EXERCISE DETAILS: Quote the data below in full, minus the images.
★ ★ ★ ★ ★ ★ ★
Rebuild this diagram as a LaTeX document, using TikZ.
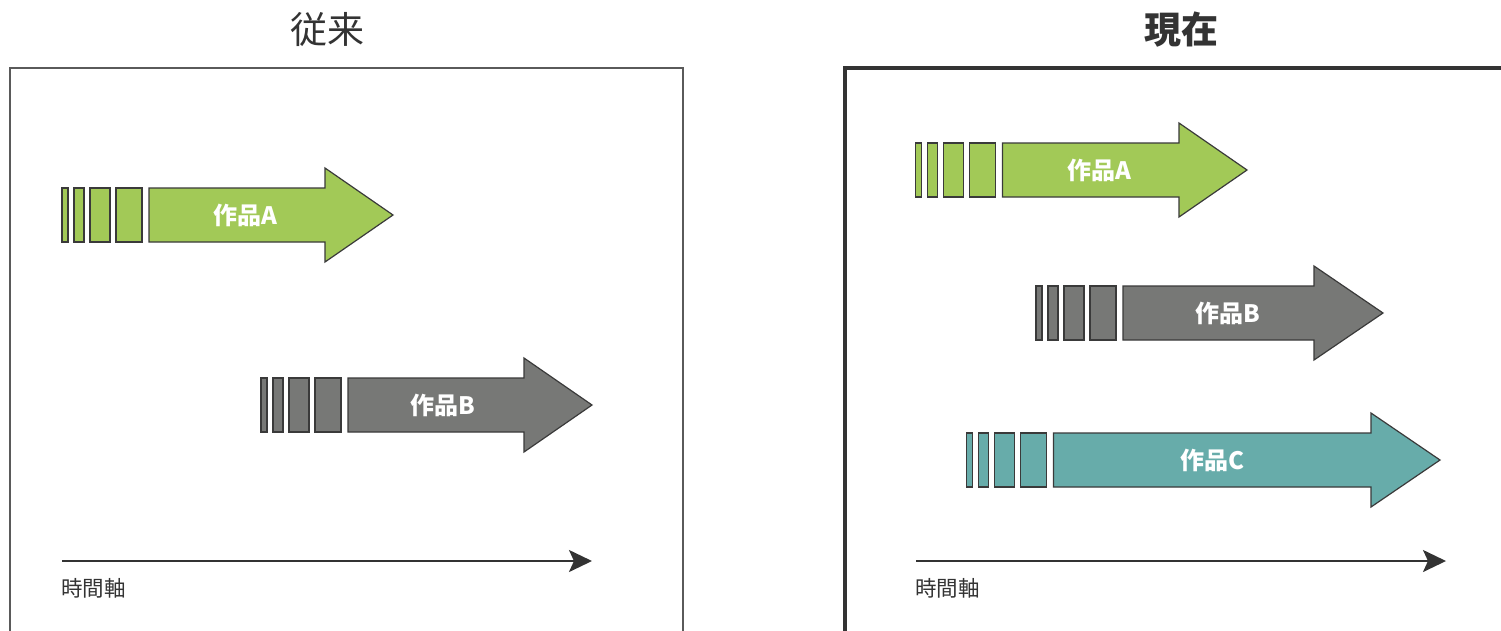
\documentclass[tikz,border=0pt]{standalone}
\usepackage{fontspec}
\setmainfont{Noto Sans CJK JP}
\usetikzlibrary{arrows.meta}
\definecolor{wgreen}{HTML}{A2C957}
\definecolor{wgray}{HTML}{777876}
\definecolor{wteal}{HTML}{67ACAA}
\definecolor{edge}{HTML}{3A3A3A}
\definecolor{ink}{HTML}{333333}
\definecolor{frameL}{HTML}{5A5A5A}
\tikzset{
  piece/.style={draw=edge, line width=1.2pt, line join=miter},
  worklabel/.style={text=white, font=\fontsize{24}{24}\selectfont\bfseries, inner sep=0pt},
  titletext/.style={text=ink, font=\fontsize{37}{37}\selectfont, inner sep=0pt},
  axislabel/.style={text=ink, font=\fontsize{21.5}{21.5}\selectfont, inner sep=0pt, anchor=west},
  axisline/.style={draw=ink, line width=2.2pt, -{Stealth[length=23pt,width=22pt,inset=5pt]}},
}
% #1 name, #2 x0, #3 y, #4 shaft end, #5 tip, #6 colour, #7 text, #8 text x
\newcommand{\workarrow}[8]{%
  \path[piece, fill=#6] (#2,#3-27) rectangle (#2+6,#3+27);
  \path[piece, fill=#6] (#2+12,#3-27) rectangle (#2+22,#3+27);
  \path[piece, fill=#6] (#2+28,#3-27) rectangle (#2+48,#3+27);
  \path[piece, fill=#6] (#2+54,#3-27) rectangle (#2+80,#3+27);
  \path[piece, fill=#6] (#2+87,#3-27) -- (#4,#3-27) -- (#4,#3-47) -- (#5,#3)
     -- (#4,#3+47) -- (#4,#3+27) -- (#2+87,#3+27) -- cycle;
  \node[worklabel] (#1) at (#8,#3) {#7};
}
\begin{document}
\begin{tikzpicture}[x=1pt,y=-1pt]
\clip (0,0) rectangle (1501,630);
\useasboundingbox (0,0) rectangle (1501,630);
\fill[white] (0,0) rectangle (1501,630);

% titles
\node[titletext] (told) at (327,30) {従来};
\node[titletext, font=\fontsize{37}{37}\selectfont\bfseries] (tnew) at (1181,30) {現在};

% frames
\draw[frameL, line width=1.3pt] (10,700) -- (10,68) -- (683,68) -- (683,700);
\draw[ink, line width=4.6pt] (845,700) -- (845,68) -- (1600,68);

% left panel
\workarrow{lA}{62}{215}{325}{393}{wgreen}{作品A}{245}
\workarrow{lB}{261}{405}{524}{592}{wgray}{作品B}{443}
\coordinate (lax0) at (62,561);
\coordinate (lax1) at (592,561);
\draw[axisline] (lax0) -- (lax1);
\node[axislabel] (lal) at (61,588) {時間軸};

% right panel
\workarrow{rA}{915.5}{170}{1179}{1247}{wgreen}{作品A}{1099}
\workarrow{rB}{1036}{313}{1314}{1383}{wgray}{作品B}{1228}
\workarrow{rC}{966.5}{460}{1371}{1440}{wteal}{作品C}{1212}
\coordinate (rax0) at (916,561);
\coordinate (rax1) at (1446,561);
\draw[axisline] (rax0) -- (rax1);
\node[axislabel] (ral) at (915,588) {時間軸};
\end{tikzpicture}
\end{document}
★ ★ ★ ★ ★ ★ ★
ANSWER TO THE PROBLEM:
Rebuild this diagram as a LaTeX document, using TikZ.
\documentclass[tikz,border=0pt]{standalone}
\usepackage{fontspec}
\setmainfont{Noto Sans CJK JP}
\usetikzlibrary{arrows.meta}
\definecolor{wgreen}{HTML}{A2C957}
\definecolor{wgray}{HTML}{777876}
\definecolor{wteal}{HTML}{67ACAA}
\definecolor{edge}{HTML}{3A3A3A}
\definecolor{ink}{HTML}{333333}
\definecolor{frameL}{HTML}{5A5A5A}
\tikzset{
  piece/.style={draw=edge, line width=1.2pt, line join=miter},
  worklabel/.style={text=white, font=\fontsize{24}{24}\selectfont\bfseries, inner sep=0pt},
  titletext/.style={text=ink, font=\fontsize{37}{37}\selectfont, inner sep=0pt},
  axislabel/.style={text=ink, font=\fontsize{21.5}{21.5}\selectfont, inner sep=0pt, anchor=west},
  axisline/.style={draw=ink, line width=2.2pt, -{Stealth[length=23pt,width=22pt,inset=5pt]}},
}
% #1 name, #2 x0, #3 y, #4 shaft end, #5 tip, #6 colour, #7 text, #8 text x
\newcommand{\workarrow}[8]{%
  \path[piece, fill=#6] (#2,#3-27) rectangle (#2+6,#3+27);
  \path[piece, fill=#6] (#2+12,#3-27) rectangle (#2+22,#3+27);
  \path[piece, fill=#6] (#2+28,#3-27) rectangle (#2+48,#3+27);
  \path[piece, fill=#6] (#2+54,#3-27) rectangle (#2+80,#3+27);
  \path[piece, fill=#6] (#2+87,#3-27) -- (#4,#3-27) -- (#4,#3-47) -- (#5,#3)
     -- (#4,#3+47) -- (#4,#3+27) -- (#2+87,#3+27) -- cycle;
  \node[worklabel] (#1) at (#8,#3) {#7};
}
\begin{document}
\begin{tikzpicture}[x=1pt,y=-1pt]
\clip (0,0) rectangle (1501,630);
\useasboundingbox (0,0) rectangle (1501,630);
\fill[white] (0,0) rectangle (1501,630);

% titles
\node[titletext] (told) at (327,30) {従来};
\node[titletext, font=\fontsize{37}{37}\selectfont\bfseries] (tnew) at (1181,30) {現在};

% frames
\draw[frameL, line width=1.3pt] (10,700) -- (10,68) -- (683,68) -- (683,700);
\draw[ink, line width=4.6pt] (845,700) -- (845,68) -- (1600,68);

% left panel
\workarrow{lA}{62}{215}{325}{393}{wgreen}{作品A}{245}
\workarrow{lB}{261}{405}{524}{592}{wgray}{作品B}{443}
\coordinate (lax0) at (62,561);
\coordinate (lax1) at (592,561);
\draw[axisline] (lax0) -- (lax1);
\node[axislabel] (lal) at (61,588) {時間軸};

% right panel
\workarrow{rA}{915.5}{170}{1179}{1247}{wgreen}{作品A}{1099}
\workarrow{rB}{1036}{313}{1314}{1383}{wgray}{作品B}{1228}
\workarrow{rC}{966.5}{460}{1371}{1440}{wteal}{作品C}{1212}
\coordinate (rax0) at (916,561);
\coordinate (rax1) at (1446,561);
\draw[axisline] (rax0) -- (rax1);
\node[axislabel] (ral) at (915,588) {時間軸};
\end{tikzpicture}
\end{document}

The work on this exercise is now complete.